▶ _OBJECTIVE_
Reproduce the lines exactly, beginning with the line that has "Generate a LaTeX" and ending with the line that has "(6.5,5) -- (1252,5);". Images are left out.

☆ ☆ ☆

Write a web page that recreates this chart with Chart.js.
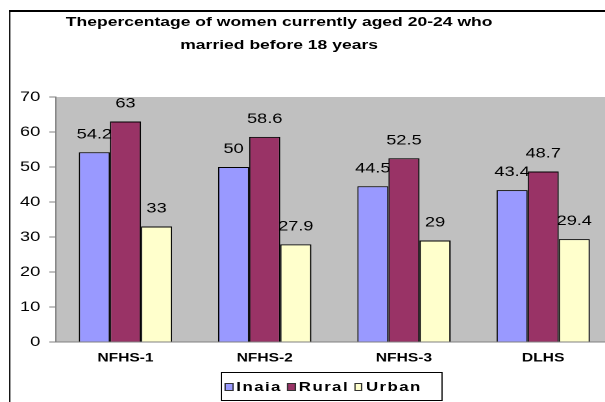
<!DOCTYPE html>
<html>
<head>
<meta charset="utf-8">
<script src="https://cdn.jsdelivr.net/npm/chart.js@4/dist/chart.umd.min.js"></script>
<style>
    html, body { margin: 0; padding: 0; background: #fff; overflow: hidden; }
    /* the original picture is stretched sideways, so the whole chart is drawn narrow and scaled */
    #stage { position: relative; width: 466px; height: 402px; overflow: hidden; transform: scaleX(1.2983); transform-origin: 0 0; }
    #frame { position: absolute; left: 7.2px; top: 10px; width: 470px; height: 400px; border-left: 1.6px solid #000; border-top: 2px solid #000; }
    #title { position: absolute; left: 0; top: 9.5px; width: 430px; text-align: center; font: bold 13.5px "Liberation Sans", Arial, sans-serif; line-height: 23px; color: #000; }
    #chart { position: absolute; left: 0; top: 0; }
    #legend { position: absolute; left: 170px; top: 372px; width: 167px; height: 27px; padding-left: 2px; border: 1px solid #000; display: flex; align-items: center; justify-content: flex-start; gap: 4px; font: bold 13px "Liberation Sans", Arial, sans-serif; letter-spacing: 1.1px; color: #000; }
    #legend span.box { display: inline-block; width: 4.5px; height: 6px; border: 1px solid #333; margin-right: 2.5px; vertical-align: 0px; }
</style>
</head>
<body>
<div id="stage">
    <div id="frame"></div>
    <div id="title">Thepercentage of women currently aged 20-24 who<br>married before 18 years</div>
    <canvas id="chart" width="472" height="402" style="width:472px;height:402px"></canvas>
    <div id="legend"></div>
</div>
<script>
const surveys = ['NFHS-1', 'NFHS-2', 'NFHS-3', 'DLHS'];
const indiaValues = [54.2, 50, 44.5, 43.4];
const ruralValues = [63, 58.6, 52.5, 48.7];
const urbanValues = [33, 27.9, 29, 29.4];
const seriesNames = ['Inaia', 'Rural', 'Urban'];
const seriesColors = ['#9999FF', '#993366', '#FFFFCC'];

// grey plot area like the old Excel chart
const plotBackground = {
    id: 'plotBackground',
    beforeDraw(chart) {
        const { ctx, chartArea } = chart;
        ctx.save();
        ctx.fillStyle = '#C0C0C0';
        ctx.fillRect(chartArea.left, chartArea.top, chartArea.right - chartArea.left, chartArea.bottom - chartArea.top);
        ctx.restore();
    }
};

// value written above every bar
const barValues = {
    id: 'barValues',
    afterDatasetsDraw(chart) {
        const ctx = chart.ctx;
        ctx.save();
        ctx.font = '14px "Liberation Sans", Arial, sans-serif';
        ctx.fillStyle = '#000';
        ctx.textAlign = 'center';
        ctx.textBaseline = 'alphabetic';
        chart.data.datasets.forEach((ds, i) => {
            chart.getDatasetMeta(i).data.forEach((bar, j) => {
                ctx.fillText(String(ds.data[j]), bar.x, bar.y - 14);
            });
        });
        ctx.restore();
    }
};

const datasets = [indiaValues, ruralValues, urbanValues].map((values, i) => ({
    label: seriesNames[i],
    data: values,
    backgroundColor: seriesColors[i],
    borderColor: '#000',
    borderWidth: 1,
    barPercentage: 1,
    categoryPercentage: 0.67
}));

new Chart(document.getElementById('chart'), {
    type: 'bar',
    data: { labels: surveys, datasets: datasets },
    options: {
        responsive: false,
        devicePixelRatio: 2,
        animation: false,
        layout: { padding: { top: 97, bottom: 30, left: 0, right: 0 } },
        plugins: {
            legend: { display: false },
            title: { display: false },
            tooltip: { enabled: false }
        },
        scales: {
            x: {
                grid: { display: false, drawTicks: false },
                border: { display: true, color: '#808080', width: 1 },
                ticks: {
                    color: '#000',
                    padding: 9,
                    font: { family: '"Liberation Sans", Arial, sans-serif', size: 12, weight: 'bold' }
                },
                afterFit(scale) { scale.height = 30; }
            },
            y: {
                min: 0,
                max: 70,
                ticks: {
                    stepSize: 10,
                    color: '#000',
                    padding: 7,
                    font: { family: '"Liberation Sans", Arial, sans-serif', size: 14 }
                },
                grid: { drawOnChartArea: false, drawTicks: true, tickLength: 5, color: '#808080' },
                border: { display: true, color: '#808080', width: 1 },
                afterFit(scale) { scale.width = 43; }
            }
        }
    },
    plugins: [plotBackground, barValues]
});

const legendBox = document.getElementById('legend');
seriesNames.forEach((name, i) => {
    const item = document.createElement('div');
    item.innerHTML = '<span class="box" style="background:' + seriesColors[i] + '"></span>' + name;
    legendBox.appendChild(item);
});
</script>
</body>
</html>
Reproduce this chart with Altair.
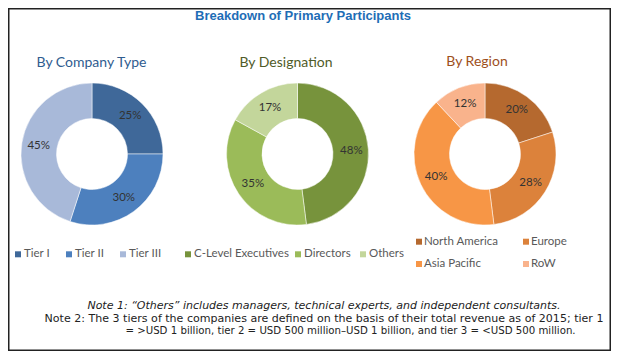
import altair as alt
import pandas as pd

# ---- data ----
company_cats = ["Tier I", "Tier II", "Tier III"]
company_vals = [25, 30, 45]
company_cols = ["#3F6899", "#4D80BE", "#A8B9D9"]

design_cats = ["C-Level Executives", "Directors", "Others"]
design_vals = [48, 35, 17]
design_cols = ["#77933C", "#9BBB59", "#C3D69B"]

region_cats = ["North America", "Europe", "Asia Pacific", "RoW"]
region_vals = [20, 28, 40, 12]
region_cols = ["#B5692F", "#DC823B", "#F79646", "#F9B38C"]

title_text = "Breakdown of Primary Participants"
sub_titles = ["By Company Type", "By Designation", "By Region"]
sub_colors = ["#2F5C8F", "#4F5B28", "#9E4F1C"]
notes = [
    "Note 1: \u201cOthers\u201d includes managers, technical experts, and independent consultants.",
    "Note 2: The 3 tiers of the companies are defined on the basis of their total revenue as of 2015; tier 1",
    "= >USD 1 billion, tier 2 = USD 500 million\u2013USD 1 billion, and tier 3 = <USD 500 million.",
]

W, H = 603, 343
INNER, OUTER, LBL_R = 35.5, 71, 54


def donut(cats, vals, cols, cx, cy):
    df = pd.DataFrame({"cat": cats, "value": vals, "idx": list(range(len(cats)))})
    base = alt.Chart(df).encode(
        theta=alt.Theta("value:Q", stack=True),
        order=alt.Order("idx:Q"),
        x=alt.value(cx),
        y=alt.value(cy),
    )
    arcs = base.mark_arc(innerRadius=INNER, outerRadius=OUTER, stroke="white", strokeWidth=0.5).encode(
        color=alt.Color("cat:N", scale=alt.Scale(domain=cats, range=cols), legend=None)
    )
    labels = base.transform_calculate(lbl="datum.value + '%'").mark_text(
        radius=LBL_R, font="Lato", fontSize=11.5, color="#333333"
    ).encode(text="lbl:N")
    return alt.layer(arcs, labels)


def legend_item(cat, colr, sx, ty, tx):
    d = alt.Data(values=[{"t": cat}])
    sq = alt.Chart(d).mark_square(size=36, color=colr, opacity=1).encode(
        x=alt.value(sx), y=alt.value(ty)
    )
    lb = alt.Chart(d).mark_text(
        align="left", baseline="middle", font="Lato", fontSize=11.5, color="#595959"
    ).encode(text="t:N", x=alt.value(tx), y=alt.value(ty))
    return [sq, lb]


def txt(s, x, y, **kw):
    return alt.Chart(alt.Data(values=[{"t": s}])).mark_text(baseline="middle", align="center", **kw).encode(
        text="t:N", x=alt.value(x), y=alt.value(y)
    )


d1 = donut(company_cats, company_vals, company_cols, 84, 146)
d2 = donut(design_cats, design_vals, design_cols, 289.5, 146)
d3 = donut(region_cats, region_vals, region_cols, 477, 146)

legend_layers = []
# company legend (single row)
for cat, colr, sx in zip(company_cats, company_cols, [10, 61, 115]):
    legend_layers += legend_item(cat, colr, sx, 246.3, sx + 6)
# designation legend (single row)
for cat, colr, sx in zip(design_cats, design_cols, [180, 290, 355]):
    legend_layers += legend_item(cat, colr, sx, 246.3, sx + 6)
# region legend (2 x 2)
for cat, colr, sx, sy in zip(region_cats, region_cols, [411, 518, 411, 518], [233.7, 233.7, 256, 256]):
    legend_layers += legend_item(cat, colr, sx, sy, sx + 5)

title = txt(title_text, 295, 7.5, font="Liberation Sans", fontSize=13, fontWeight="bold", color="#1E6DB6")
s1 = txt(sub_titles[0], 83.5, 55, font="Lato", fontSize=14, color=sub_colors[0])
s2 = txt(sub_titles[1], 278, 55, font="Lato", fontSize=14, color=sub_colors[1])
s3 = txt(sub_titles[2], 469, 54, font="Lato", fontSize=14, color=sub_colors[2])
n1 = txt(notes[0], 316, 298, font="DejaVu Sans", fontSize=11, fontStyle="italic", color="#222222")
n2 = txt(notes[1], 316, 310.7, font="DejaVu Sans", fontSize=11.05, color="#222222")
n3 = txt(notes[2], 342.5, 323, font="DejaVu Sans", fontSize=10.2, color="#222222")

chart = alt.layer(d1, d2, d3, *legend_layers, title, s1, s2, s3, n1, n2, n3).resolve_scale(
    theta="independent", color="independent"
).properties(
    width=W, height=H, autosize=alt.AutoSizeParams(type="none"), padding=0
).configure_view(stroke="#222222", strokeWidth=3)

chart.save("out.html", embed_options={"renderer": "svg", "actions": False})
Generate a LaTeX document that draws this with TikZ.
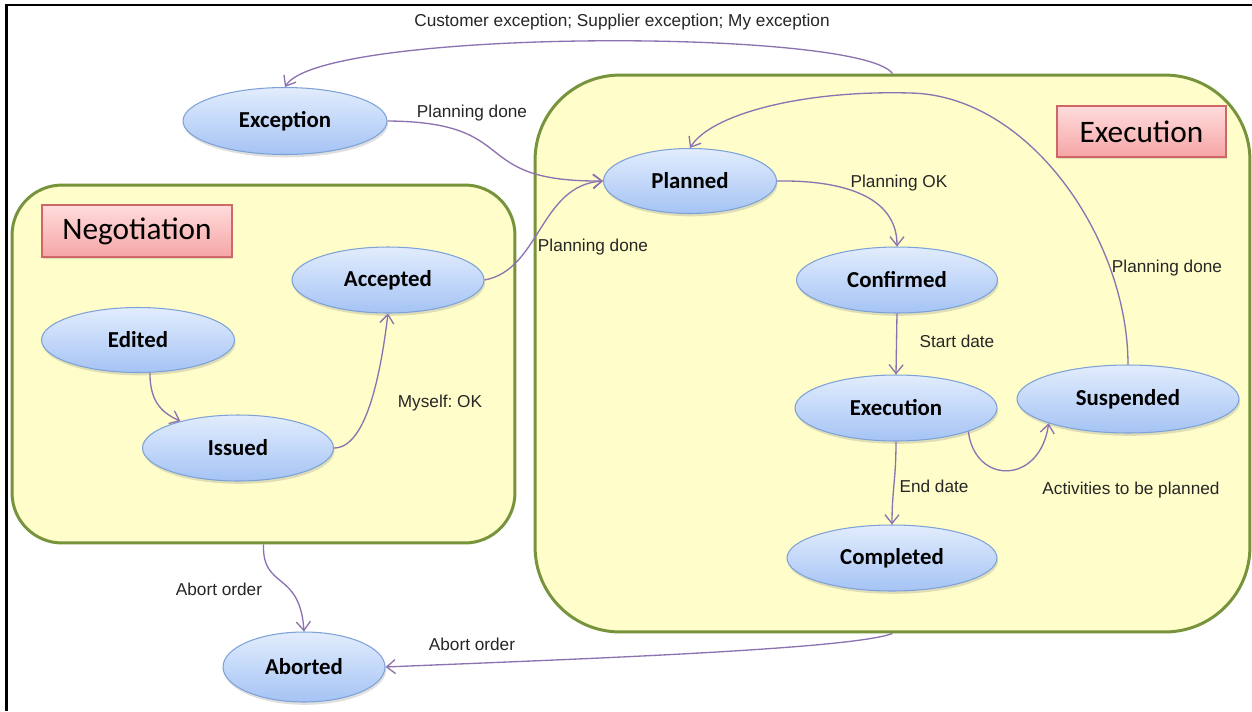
\documentclass[tikz,border=0pt]{standalone}
\usepackage{fontspec}
\setmainfont{Liberation Sans}
\newfontfamily\calib{Carlito}
\usetikzlibrary{shapes.geometric,arrows.meta,shadows}
\definecolor{edgec}{HTML}{8C72B0}
\definecolor{boxfill}{HTML}{FFFDC9}
\definecolor{boxline}{HTML}{77933C}
\definecolor{elltop}{HTML}{E2EDFD}
\definecolor{ellbot}{HTML}{A5C3F4}
\definecolor{elldraw}{HTML}{7DA2D8}
\definecolor{tittop}{HTML}{FFDCDC}
\definecolor{titbot}{HTML}{F6A5A5}
\definecolor{titdraw}{HTML}{CF6767}
\frenchspacing
\begin{document}
\begin{tikzpicture}[x=0.02cm,y=-0.02cm,
 state/.style={ellipse, draw=elldraw, line width=0.6pt, top color=elltop, bottom color=ellbot, inner sep=0pt,
   font=\calib\bfseries\fontsize{13}{15}\selectfont,
   drop shadow={shadow xshift=0.6pt, shadow yshift=-1.6pt, opacity=0.25}},
 region/.style={rectangle, draw=boxline, fill=boxfill, line width=1.7pt, inner sep=0pt},
 titlebox/.style={rectangle, draw=titdraw, line width=0.6pt, top color=tittop, bottom color=titbot, inner sep=0pt,
   font=\calib\fontsize{17.8}{20}\selectfont,
   drop shadow={shadow xshift=0.8pt, shadow yshift=-1.2pt, opacity=0.25}},
 lbl/.style={font=\fontsize{9.8}{11}\selectfont, inner sep=0pt, text=black!85},
 tr/.style={draw=edgec, line width=0.75pt, -{Straight Barb[length=5pt,width=8pt]}}
]
\useasboundingbox (0,0) rectangle (1252,711);
\fill[white] (0,0) rectangle (1252,711);
\draw[line width=1.7pt] (6.5,711) -- (6.5,5) -- (1252,5);

% regions
\node[region, rounded corners=1cm, minimum width=10.06cm, minimum height=7.16cm] (neg) at (263.5,364) {};
\node[region, rounded corners=1.7cm, minimum width=14.3cm, minimum height=11.14cm] (exb) at (892.5,353.5) {};

% titles
\node[titlebox, minimum width=3.8cm, minimum height=1.04cm] (tneg) at (137,231) {Negotiation};
\node[titlebox, minimum width=3.38cm, minimum height=1.02cm] (texe) at (1141.5,131.5) {Execution};

% states
\node[state, minimum width=4.08cm, minimum height=1.34cm] (exc) at (285,121) {Exception};
\node[state, minimum width=3.46cm, minimum height=1.30cm] (pl) at (690,181) {Planned};
\node[state, minimum width=3.84cm, minimum height=1.32cm] (acc) at (388,280) {Accepted};
\node[state, minimum width=3.86cm, minimum height=1.30cm] (ed) at (138,340) {Edited};
\node[state, minimum width=3.82cm, minimum height=1.32cm] (iss) at (238,448) {Issued};
\node[state, minimum width=4.02cm, minimum height=1.32cm] (conf) at (897,280) {Confirmed};
\node[state, minimum width=4.04cm, minimum height=1.32cm] (exe) at (896,408) {Execution};
\node[state, minimum width=4.44cm, minimum height=1.36cm] (sus) at (1128,399) {Suspended};
\node[state, minimum width=4.20cm, minimum height=1.32cm] (comp) at (892,558) {Completed};
\node[state, minimum width=3.24cm, minimum height=1.40cm] (ab) at (304,667) {Aborted};

% transitions
\draw[tr] (exb.north) .. controls (860,28) and (320,28) .. (exc.north);
\draw[tr] (exc.east) .. controls (525,122) and (465,182) .. (pl.west);
\draw[tr] (acc.east) .. controls (540,270) and (540,185) .. (pl.west);
\draw[tr] (ed.-70) .. controls (150,400) and (160,412) .. (iss.155);
\draw[tr] (iss.east) .. controls (365,448) and (380,380) .. (acc.south);
\draw[tr] (pl.east) .. controls (840,180) and (897,195) .. (conf.north);
\draw[tr] (conf.south) -- (exe.north);
\draw[tr] (exe.south) .. controls (896,480) and (892,490) .. (comp.north);
\draw[tr] (exe.-18) .. controls (975,485) and (1040,485) .. (sus.197);
\draw[tr] (sus.north) .. controls (1128,240) and (1030,95) .. (910,93) .. controls (800,90) and (710,115) .. (pl.north);
\draw[tr] (neg.south) .. controls (262,590) and (300,570) .. (ab.north);
\draw[tr] (exb.south) .. controls (850,650) and (550,660) .. (ab.east);

% labels
\node[lbl] (l1) at (622,22) {Customer exception; Supplier exception; My exception};
\node[lbl] (l2) at (472,113) {Planning done};
\node[lbl] (l3) at (593,247) {Planning done};
\node[lbl] (l4) at (440,403) {Myself: OK};
\node[lbl] (l5) at (899,183) {Planning OK};
\node[lbl] (l6) at (957,341) {Start date};
\node[lbl] (l7) at (934,486) {End date};
\node[lbl] (l8) at (1131,490) {Activities to be planned};
\node[lbl] (l9) at (1167,268) {Planning done};
\node[lbl] (l10) at (219,589) {Abort order};
\node[lbl] (l11) at (472,644) {Abort order};
\end{tikzpicture}
\end{document}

☆ ☆ ☆

▶ _CORRECT RESPONSE_
Generate a LaTeX document that draws this with TikZ.
\documentclass[tikz,border=0pt]{standalone}
\usepackage{fontspec}
\setmainfont{Liberation Sans}
\newfontfamily\calib{Carlito}
\usetikzlibrary{shapes.geometric,arrows.meta,shadows}
\definecolor{edgec}{HTML}{8C72B0}
\definecolor{boxfill}{HTML}{FFFDC9}
\definecolor{boxline}{HTML}{77933C}
\definecolor{elltop}{HTML}{E2EDFD}
\definecolor{ellbot}{HTML}{A5C3F4}
\definecolor{elldraw}{HTML}{7DA2D8}
\definecolor{tittop}{HTML}{FFDCDC}
\definecolor{titbot}{HTML}{F6A5A5}
\definecolor{titdraw}{HTML}{CF6767}
\frenchspacing
\begin{document}
\begin{tikzpicture}[x=0.02cm,y=-0.02cm,
 state/.style={ellipse, draw=elldraw, line width=0.6pt, top color=elltop, bottom color=ellbot, inner sep=0pt,
   font=\calib\bfseries\fontsize{13}{15}\selectfont,
   drop shadow={shadow xshift=0.6pt, shadow yshift=-1.6pt, opacity=0.25}},
 region/.style={rectangle, draw=boxline, fill=boxfill, line width=1.7pt, inner sep=0pt},
 titlebox/.style={rectangle, draw=titdraw, line width=0.6pt, top color=tittop, bottom color=titbot, inner sep=0pt,
   font=\calib\fontsize{17.8}{20}\selectfont,
   drop shadow={shadow xshift=0.8pt, shadow yshift=-1.2pt, opacity=0.25}},
 lbl/.style={font=\fontsize{9.8}{11}\selectfont, inner sep=0pt, text=black!85},
 tr/.style={draw=edgec, line width=0.75pt, -{Straight Barb[length=5pt,width=8pt]}}
]
\useasboundingbox (0,0) rectangle (1252,711);
\fill[white] (0,0) rectangle (1252,711);
\draw[line width=1.7pt] (6.5,711) -- (6.5,5) -- (1252,5);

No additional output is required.